● What you need to do: Begin with the line holding "Rebuild this chart as a web", end with the line holding "const y0 = y(0);", and repeat every line in between exactly, without pictures.

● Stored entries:
────────────────────

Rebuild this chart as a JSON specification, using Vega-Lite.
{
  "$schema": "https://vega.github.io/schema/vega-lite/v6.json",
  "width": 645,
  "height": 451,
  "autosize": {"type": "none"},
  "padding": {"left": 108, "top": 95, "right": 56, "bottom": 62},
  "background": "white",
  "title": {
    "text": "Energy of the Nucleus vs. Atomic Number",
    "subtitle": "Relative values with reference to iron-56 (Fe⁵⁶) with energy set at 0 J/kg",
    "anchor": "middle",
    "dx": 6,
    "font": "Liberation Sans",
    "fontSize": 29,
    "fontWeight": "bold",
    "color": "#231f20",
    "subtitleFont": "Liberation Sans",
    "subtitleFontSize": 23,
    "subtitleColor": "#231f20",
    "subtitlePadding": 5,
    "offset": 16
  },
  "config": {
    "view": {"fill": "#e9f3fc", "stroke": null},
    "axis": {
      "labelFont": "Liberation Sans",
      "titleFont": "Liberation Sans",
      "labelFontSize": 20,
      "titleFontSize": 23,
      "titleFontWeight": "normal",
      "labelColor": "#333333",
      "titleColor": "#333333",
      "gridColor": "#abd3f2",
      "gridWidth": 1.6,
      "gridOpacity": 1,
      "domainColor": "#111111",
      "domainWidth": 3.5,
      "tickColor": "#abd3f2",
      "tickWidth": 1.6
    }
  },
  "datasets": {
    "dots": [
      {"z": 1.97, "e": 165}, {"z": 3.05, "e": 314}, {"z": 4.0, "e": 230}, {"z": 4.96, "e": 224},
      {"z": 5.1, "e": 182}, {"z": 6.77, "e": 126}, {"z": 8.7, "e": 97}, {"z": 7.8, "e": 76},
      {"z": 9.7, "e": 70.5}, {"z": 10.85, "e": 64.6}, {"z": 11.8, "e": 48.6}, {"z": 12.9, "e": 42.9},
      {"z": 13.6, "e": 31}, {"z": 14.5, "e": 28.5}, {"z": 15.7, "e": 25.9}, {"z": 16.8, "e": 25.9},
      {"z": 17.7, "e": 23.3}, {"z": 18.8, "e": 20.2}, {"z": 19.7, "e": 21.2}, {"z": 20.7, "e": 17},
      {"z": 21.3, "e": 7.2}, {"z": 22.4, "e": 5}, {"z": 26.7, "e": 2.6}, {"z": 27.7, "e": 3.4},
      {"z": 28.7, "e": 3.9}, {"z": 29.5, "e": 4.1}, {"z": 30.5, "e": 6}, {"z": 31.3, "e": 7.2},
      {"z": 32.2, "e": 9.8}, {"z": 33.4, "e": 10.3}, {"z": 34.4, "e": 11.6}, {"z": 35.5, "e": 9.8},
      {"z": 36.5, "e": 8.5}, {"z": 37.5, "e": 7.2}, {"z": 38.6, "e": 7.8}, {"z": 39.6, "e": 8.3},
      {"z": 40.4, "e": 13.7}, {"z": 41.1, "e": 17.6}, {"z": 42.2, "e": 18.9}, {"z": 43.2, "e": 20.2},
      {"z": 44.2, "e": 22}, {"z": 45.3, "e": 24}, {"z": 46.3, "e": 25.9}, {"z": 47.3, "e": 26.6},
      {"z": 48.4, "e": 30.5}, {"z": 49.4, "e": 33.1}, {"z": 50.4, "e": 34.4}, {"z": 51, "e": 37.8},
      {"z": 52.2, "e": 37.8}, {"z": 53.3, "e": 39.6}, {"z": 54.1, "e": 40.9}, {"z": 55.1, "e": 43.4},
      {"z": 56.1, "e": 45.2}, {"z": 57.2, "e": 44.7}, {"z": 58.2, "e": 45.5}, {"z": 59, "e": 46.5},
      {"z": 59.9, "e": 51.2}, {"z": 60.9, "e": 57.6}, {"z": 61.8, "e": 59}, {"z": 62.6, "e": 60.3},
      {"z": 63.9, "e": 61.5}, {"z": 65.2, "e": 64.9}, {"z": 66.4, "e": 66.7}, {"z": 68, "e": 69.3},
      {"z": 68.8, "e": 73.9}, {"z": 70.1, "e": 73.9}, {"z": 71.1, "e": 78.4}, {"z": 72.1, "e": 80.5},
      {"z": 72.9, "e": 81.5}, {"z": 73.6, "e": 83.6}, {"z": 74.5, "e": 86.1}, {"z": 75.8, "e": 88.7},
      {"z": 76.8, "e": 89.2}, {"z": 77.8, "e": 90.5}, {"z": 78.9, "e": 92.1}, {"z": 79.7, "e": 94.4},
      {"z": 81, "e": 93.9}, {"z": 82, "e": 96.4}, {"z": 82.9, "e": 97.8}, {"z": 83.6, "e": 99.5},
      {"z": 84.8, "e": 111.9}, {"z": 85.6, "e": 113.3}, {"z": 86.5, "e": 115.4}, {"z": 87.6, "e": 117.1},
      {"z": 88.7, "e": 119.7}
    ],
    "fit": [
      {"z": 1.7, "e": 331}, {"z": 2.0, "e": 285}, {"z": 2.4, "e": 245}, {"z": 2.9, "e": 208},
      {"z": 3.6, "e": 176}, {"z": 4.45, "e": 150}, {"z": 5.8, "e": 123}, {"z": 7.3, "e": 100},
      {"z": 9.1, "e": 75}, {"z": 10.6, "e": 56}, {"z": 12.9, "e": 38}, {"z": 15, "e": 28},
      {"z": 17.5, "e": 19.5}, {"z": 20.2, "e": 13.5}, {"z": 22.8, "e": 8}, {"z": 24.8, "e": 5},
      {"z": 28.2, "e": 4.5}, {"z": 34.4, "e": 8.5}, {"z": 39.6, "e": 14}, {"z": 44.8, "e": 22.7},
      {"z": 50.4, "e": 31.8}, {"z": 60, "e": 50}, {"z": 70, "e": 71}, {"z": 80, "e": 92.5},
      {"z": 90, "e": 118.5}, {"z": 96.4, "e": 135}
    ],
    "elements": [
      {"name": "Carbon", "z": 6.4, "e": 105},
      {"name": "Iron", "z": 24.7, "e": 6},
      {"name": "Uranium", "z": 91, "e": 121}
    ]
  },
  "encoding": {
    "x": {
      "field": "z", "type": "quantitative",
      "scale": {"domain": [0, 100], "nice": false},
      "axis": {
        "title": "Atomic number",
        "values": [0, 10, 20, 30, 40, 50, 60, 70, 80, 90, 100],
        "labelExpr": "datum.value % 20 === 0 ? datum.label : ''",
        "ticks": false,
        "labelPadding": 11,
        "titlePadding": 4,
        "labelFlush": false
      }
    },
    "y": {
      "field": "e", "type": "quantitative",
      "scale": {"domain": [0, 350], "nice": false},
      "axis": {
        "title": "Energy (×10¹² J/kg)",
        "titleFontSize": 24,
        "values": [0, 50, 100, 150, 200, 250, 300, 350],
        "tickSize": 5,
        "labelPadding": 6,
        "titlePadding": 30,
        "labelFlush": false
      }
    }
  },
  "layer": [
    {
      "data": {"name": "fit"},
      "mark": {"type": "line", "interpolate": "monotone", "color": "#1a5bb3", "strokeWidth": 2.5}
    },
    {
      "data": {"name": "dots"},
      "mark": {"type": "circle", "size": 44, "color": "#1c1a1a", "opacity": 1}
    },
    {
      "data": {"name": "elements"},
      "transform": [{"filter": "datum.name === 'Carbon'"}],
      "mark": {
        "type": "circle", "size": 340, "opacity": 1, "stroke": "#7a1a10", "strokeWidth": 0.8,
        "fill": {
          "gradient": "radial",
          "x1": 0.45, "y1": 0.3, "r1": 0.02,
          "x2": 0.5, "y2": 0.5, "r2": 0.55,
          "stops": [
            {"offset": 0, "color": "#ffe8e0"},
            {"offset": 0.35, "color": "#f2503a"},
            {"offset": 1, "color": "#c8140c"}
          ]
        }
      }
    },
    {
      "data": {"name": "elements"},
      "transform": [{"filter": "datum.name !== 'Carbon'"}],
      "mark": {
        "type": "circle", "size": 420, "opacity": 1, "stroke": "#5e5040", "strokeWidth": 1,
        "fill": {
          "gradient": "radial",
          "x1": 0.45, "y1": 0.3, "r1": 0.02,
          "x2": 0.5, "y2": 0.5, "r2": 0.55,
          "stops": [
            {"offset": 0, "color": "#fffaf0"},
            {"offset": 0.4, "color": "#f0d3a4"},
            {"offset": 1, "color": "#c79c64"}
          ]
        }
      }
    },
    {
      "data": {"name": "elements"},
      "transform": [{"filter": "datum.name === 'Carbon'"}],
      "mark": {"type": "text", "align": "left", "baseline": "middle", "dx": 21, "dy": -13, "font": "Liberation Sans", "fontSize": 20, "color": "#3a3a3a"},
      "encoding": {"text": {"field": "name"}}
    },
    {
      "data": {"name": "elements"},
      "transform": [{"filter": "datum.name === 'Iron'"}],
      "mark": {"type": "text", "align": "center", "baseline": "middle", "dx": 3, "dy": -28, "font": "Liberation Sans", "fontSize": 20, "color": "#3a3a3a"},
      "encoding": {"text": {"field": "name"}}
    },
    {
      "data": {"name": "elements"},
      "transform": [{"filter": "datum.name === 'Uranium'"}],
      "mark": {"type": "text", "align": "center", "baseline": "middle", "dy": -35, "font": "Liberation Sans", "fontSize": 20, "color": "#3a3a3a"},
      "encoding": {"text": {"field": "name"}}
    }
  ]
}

────────────────────

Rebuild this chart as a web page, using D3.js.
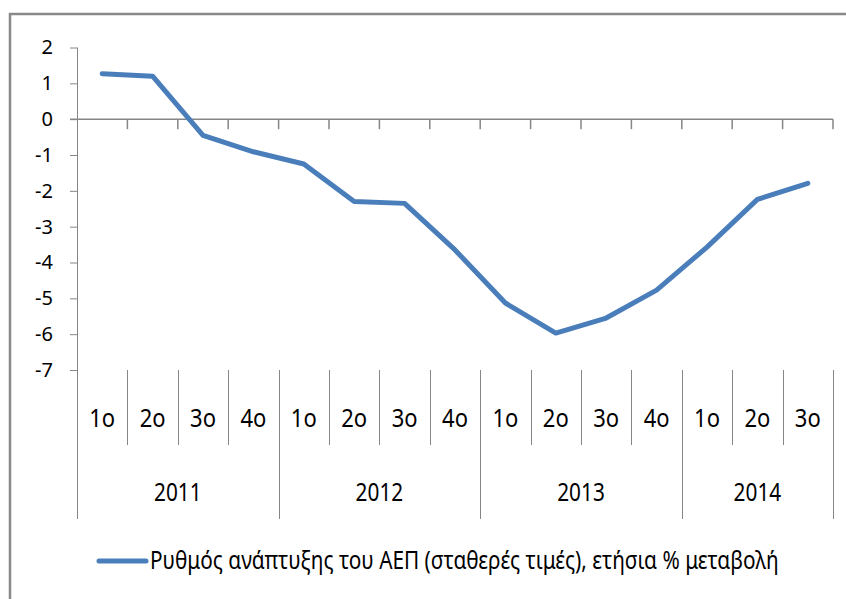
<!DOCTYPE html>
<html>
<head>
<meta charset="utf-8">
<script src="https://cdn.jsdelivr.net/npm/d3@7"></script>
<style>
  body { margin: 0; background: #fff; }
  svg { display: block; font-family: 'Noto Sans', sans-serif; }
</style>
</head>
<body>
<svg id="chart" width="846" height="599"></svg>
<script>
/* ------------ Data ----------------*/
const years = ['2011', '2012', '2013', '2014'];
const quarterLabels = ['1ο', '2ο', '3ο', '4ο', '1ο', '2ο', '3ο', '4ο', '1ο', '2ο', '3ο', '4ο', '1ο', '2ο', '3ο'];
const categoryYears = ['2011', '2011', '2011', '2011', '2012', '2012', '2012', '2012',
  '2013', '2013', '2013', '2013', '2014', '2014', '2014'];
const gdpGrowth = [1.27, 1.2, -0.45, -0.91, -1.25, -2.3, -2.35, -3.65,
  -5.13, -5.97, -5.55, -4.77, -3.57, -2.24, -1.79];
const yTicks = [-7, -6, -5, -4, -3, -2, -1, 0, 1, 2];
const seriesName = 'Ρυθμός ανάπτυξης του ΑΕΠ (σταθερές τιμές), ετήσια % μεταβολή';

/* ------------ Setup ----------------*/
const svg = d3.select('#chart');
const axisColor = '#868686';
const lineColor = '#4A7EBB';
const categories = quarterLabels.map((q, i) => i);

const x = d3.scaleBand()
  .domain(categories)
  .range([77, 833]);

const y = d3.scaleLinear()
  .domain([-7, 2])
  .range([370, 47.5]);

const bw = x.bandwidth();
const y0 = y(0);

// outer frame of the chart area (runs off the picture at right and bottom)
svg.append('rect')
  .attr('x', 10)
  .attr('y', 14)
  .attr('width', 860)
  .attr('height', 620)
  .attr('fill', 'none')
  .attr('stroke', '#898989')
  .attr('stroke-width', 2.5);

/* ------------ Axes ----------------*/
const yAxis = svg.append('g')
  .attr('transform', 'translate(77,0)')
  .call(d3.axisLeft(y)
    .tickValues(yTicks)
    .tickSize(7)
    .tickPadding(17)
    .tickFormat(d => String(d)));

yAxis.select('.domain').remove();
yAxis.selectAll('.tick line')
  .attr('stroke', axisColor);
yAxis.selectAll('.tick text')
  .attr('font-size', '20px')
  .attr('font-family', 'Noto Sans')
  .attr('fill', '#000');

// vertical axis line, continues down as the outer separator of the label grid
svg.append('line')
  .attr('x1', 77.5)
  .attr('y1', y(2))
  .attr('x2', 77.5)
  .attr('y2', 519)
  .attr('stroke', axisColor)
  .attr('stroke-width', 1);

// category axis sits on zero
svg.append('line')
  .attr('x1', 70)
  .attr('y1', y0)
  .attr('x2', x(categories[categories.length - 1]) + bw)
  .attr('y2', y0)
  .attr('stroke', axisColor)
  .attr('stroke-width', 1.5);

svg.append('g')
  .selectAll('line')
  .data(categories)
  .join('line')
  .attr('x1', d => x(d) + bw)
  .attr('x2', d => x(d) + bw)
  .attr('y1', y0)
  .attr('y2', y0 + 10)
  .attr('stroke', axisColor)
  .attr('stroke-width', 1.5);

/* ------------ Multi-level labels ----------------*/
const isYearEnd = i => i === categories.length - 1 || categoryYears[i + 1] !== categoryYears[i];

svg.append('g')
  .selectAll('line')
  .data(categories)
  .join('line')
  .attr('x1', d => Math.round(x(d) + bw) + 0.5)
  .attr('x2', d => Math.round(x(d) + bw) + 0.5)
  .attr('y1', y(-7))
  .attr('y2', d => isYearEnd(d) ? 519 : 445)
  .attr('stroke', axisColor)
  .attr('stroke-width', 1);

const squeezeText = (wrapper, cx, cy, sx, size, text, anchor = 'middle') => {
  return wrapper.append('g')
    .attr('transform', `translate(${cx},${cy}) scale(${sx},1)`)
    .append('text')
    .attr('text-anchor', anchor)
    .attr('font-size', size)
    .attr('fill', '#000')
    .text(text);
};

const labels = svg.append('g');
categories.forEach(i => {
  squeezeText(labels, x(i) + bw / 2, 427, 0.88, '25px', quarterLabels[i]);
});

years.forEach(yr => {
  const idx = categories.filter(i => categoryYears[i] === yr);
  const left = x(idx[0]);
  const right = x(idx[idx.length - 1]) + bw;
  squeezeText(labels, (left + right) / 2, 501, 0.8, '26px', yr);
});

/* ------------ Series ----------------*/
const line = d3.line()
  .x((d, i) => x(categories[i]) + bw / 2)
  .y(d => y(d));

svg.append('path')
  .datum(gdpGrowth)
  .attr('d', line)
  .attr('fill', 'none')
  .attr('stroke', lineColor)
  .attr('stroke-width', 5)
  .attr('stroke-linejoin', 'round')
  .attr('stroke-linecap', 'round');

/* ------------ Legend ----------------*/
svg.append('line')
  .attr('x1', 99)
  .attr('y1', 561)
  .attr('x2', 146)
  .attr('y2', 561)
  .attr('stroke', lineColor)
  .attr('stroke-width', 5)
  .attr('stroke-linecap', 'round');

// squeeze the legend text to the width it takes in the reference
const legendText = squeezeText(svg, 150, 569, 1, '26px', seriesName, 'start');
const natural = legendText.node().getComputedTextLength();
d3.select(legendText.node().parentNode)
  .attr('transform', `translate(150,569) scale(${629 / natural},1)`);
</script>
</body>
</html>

────────────────────

● Problem solution:
Rebuild this chart as a web page, using D3.js.
<!DOCTYPE html>
<html>
<head>
<meta charset="utf-8">
<script src="https://cdn.jsdelivr.net/npm/d3@7"></script>
<style>
  body { margin: 0; background: #fff; }
  svg { display: block; font-family: 'Noto Sans', sans-serif; }
</style>
</head>
<body>
<svg id="chart" width="846" height="599"></svg>
<script>
/* ------------ Data ----------------*/
const years = ['2011', '2012', '2013', '2014'];
const quarterLabels = ['1ο', '2ο', '3ο', '4ο', '1ο', '2ο', '3ο', '4ο', '1ο', '2ο', '3ο', '4ο', '1ο', '2ο', '3ο'];
const categoryYears = ['2011', '2011', '2011', '2011', '2012', '2012', '2012', '2012',
  '2013', '2013', '2013', '2013', '2014', '2014', '2014'];
const gdpGrowth = [1.27, 1.2, -0.45, -0.91, -1.25, -2.3, -2.35, -3.65,
  -5.13, -5.97, -5.55, -4.77, -3.57, -2.24, -1.79];
const yTicks = [-7, -6, -5, -4, -3, -2, -1, 0, 1, 2];
const seriesName = 'Ρυθμός ανάπτυξης του ΑΕΠ (σταθερές τιμές), ετήσια % μεταβολή';

/* ------------ Setup ----------------*/
const svg = d3.select('#chart');
const axisColor = '#868686';
const lineColor = '#4A7EBB';
const categories = quarterLabels.map((q, i) => i);

const x = d3.scaleBand()
  .domain(categories)
  .range([77, 833]);

const y = d3.scaleLinear()
  .domain([-7, 2])
  .range([370, 47.5]);

const bw = x.bandwidth();
const y0 = y(0);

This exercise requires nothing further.